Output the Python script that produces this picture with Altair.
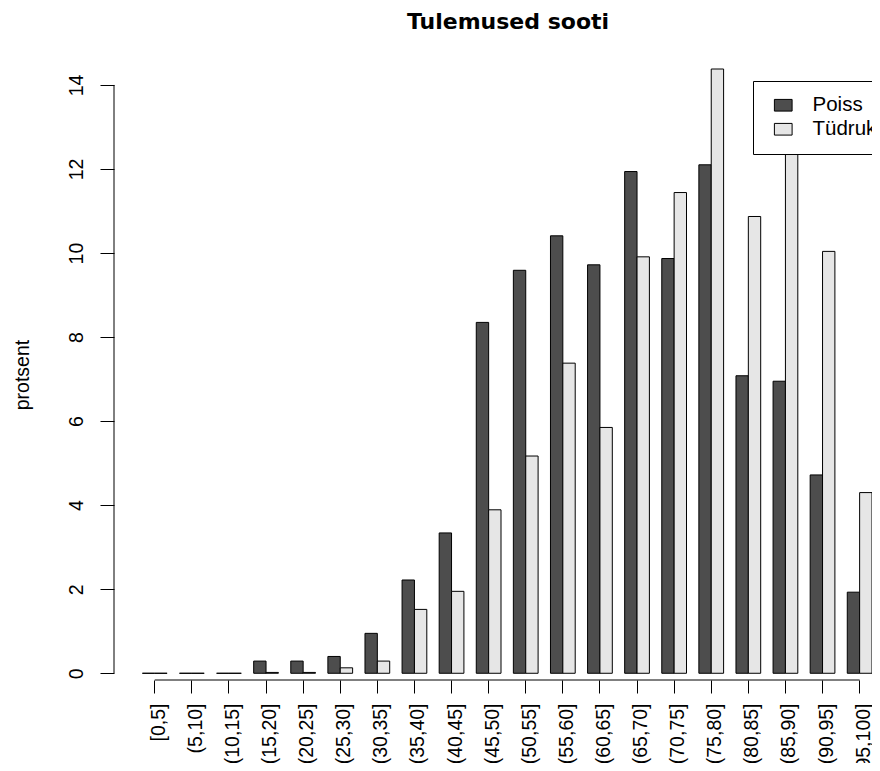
import altair as alt
import pandas as pd

# ---- data ----
title_text = "Tulemused sooti"
labels = ["[0,5]", "(5,10]", "(10,15]", "(15,20]", "(20,25]", "(25,30]", "(30,35]",
          "(35,40]", "(40,45]", "(45,50]", "(50,55]", "(55,60]", "(60,65]", "(65,70]",
          "(70,75]", "(75,80]", "(80,85]", "(85,90]", "(90,95]", "(95,100]"]
poiss = [0.0, 0.0, 0.0, 0.29, 0.29, 0.40, 0.95, 2.22, 3.34, 8.35, 9.59, 10.41,
         9.72, 11.94, 9.87, 12.10, 7.08, 6.95, 4.72, 1.93]
tydruk = [0.0, 0.0, 0.0, 0.02, 0.02, 0.13, 0.29, 1.52, 1.95, 3.89, 5.17, 7.38,
          5.85, 9.91, 11.44, 14.38, 10.87, 12.98, 10.04, 4.30]
series = ["Poiss", "Tüdruk"]
colors = ["#4d4d4d", "#e6e6e6"]
y_ticks = [0, 2, 4, 6, 8, 10, 12, 14]

rows = []
for g, p, t in zip(labels, poiss, tydruk):
    rows.append({"grp": g, "sex": series[0], "val": p})
    rows.append({"grp": g, "sex": series[1], "val": t})
df = pd.DataFrame(rows)

W, H = 758, 611
yscale = alt.Scale(domain=[-0.16, 14.38], nice=False, zero=False)
xscale = alt.Scale(domain=labels, paddingInner=1 / 3, paddingOuter=0.3825, align=1)
xaxis = alt.Axis(labelAngle=270, labelAlign="right", labelBaseline="middle",
                 tickSize=13, labelPadding=10, labelOffset=4, domain=False,
                 tickColor="black", labelFont="Liberation Sans", labelFontSize=19.5,
                 labelColor="black", labelOverlap=False, labelLimit=0, title=None)

bars = alt.Chart(df).mark_bar(stroke="black", strokeWidth=1, opacity=1).encode(
    x=alt.X("grp:N", scale=xscale, axis=xaxis),
    xOffset=alt.XOffset("sex:N", sort=series,
                        scale=alt.Scale(domain=series, paddingInner=0, paddingOuter=0)),
    y=alt.Y("val:Q", scale=yscale, title="protsent",
            axis=alt.Axis(values=y_ticks, labelAngle=270, labelAlign="center",
                          labelBaseline="alphabetic", tickSize=14, labelPadding=18,
                          domain=False, grid=False, tickColor="black",
                          labelFont="Liberation Sans", labelFontSize=19.5,
                          labelColor="black", titleFont="Liberation Sans",
                          titleFontSize=19.5, titleFontWeight="normal",
                          titleColor="black", titleAngle=270, titleAlign="center",
                          titleBaseline="middle", titleX=-92, titleY=H / 2)),
    y2=alt.datum(0),
    color=alt.Color("sex:N", sort=series,
                    scale=alt.Scale(domain=series, range=colors),
                    legend=alt.Legend(title=None, orient="none", legendX=639, legendY=12)),
)

xline_df = pd.DataFrame({"grp": [labels[0]], "grp_end": [labels[-1]]})
xline = alt.Chart(xline_df).mark_rule(color="black", strokeWidth=1).encode(
    x=alt.X("grp:N", scale=xscale, axis=xaxis),
    x2="grp_end:N",
    y=alt.value(H),
)

yline = alt.Chart(pd.DataFrame({"lo": [y_ticks[0]], "hi": [y_ticks[-1]]})).mark_rule(
    color="black", strokeWidth=1).encode(
    x=alt.value(0),
    y=alt.Y("lo:Q", scale=yscale),
    y2="hi:Q",
)

title = alt.Chart(pd.DataFrame({"t": [title_text]})).mark_text(
    font="DejaVu Sans", fontSize=22, fontWeight="bold", color="black",
    align="center", baseline="alphabetic").encode(
    text="t:N",
    x=alt.value(W / 2 + 15),
    y=alt.value(-40),
)

chart = alt.layer(bars, xline, yline, title).properties(
    width=W, height=H,
    autosize=alt.AutoSizeParams(type="none"),
    padding={"left": 106, "top": 61, "right": 0, "bottom": 83},
).configure_view(stroke=None).configure_legend(
    strokeColor="black", fillColor="white", padding=14, cornerRadius=0,
    symbolType="M-1,-0.66L1,-0.66L1,0.66L-1,0.66Z", symbolSize=313,
    symbolStrokeColor="black", symbolStrokeWidth=1, symbolOffset=6,
    labelOffset=19, labelFont="Liberation Sans", labelFontSize=20.5, labelColor="black",
    labelLimit=0, rowPadding=3, symbolOpacity=1,
)

chart.save("out.html", embed_options={"renderer": "svg", "actions": False})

==============================

### EXERCISE
Restate exactly, please, only the lines between the start of the data and the line containing "import pandas as pd", both ends included, skipping the pictures.

### FULL SOLUTION
Output the Python script that produces this picture with Altair.
import altair as alt
import pandas as pd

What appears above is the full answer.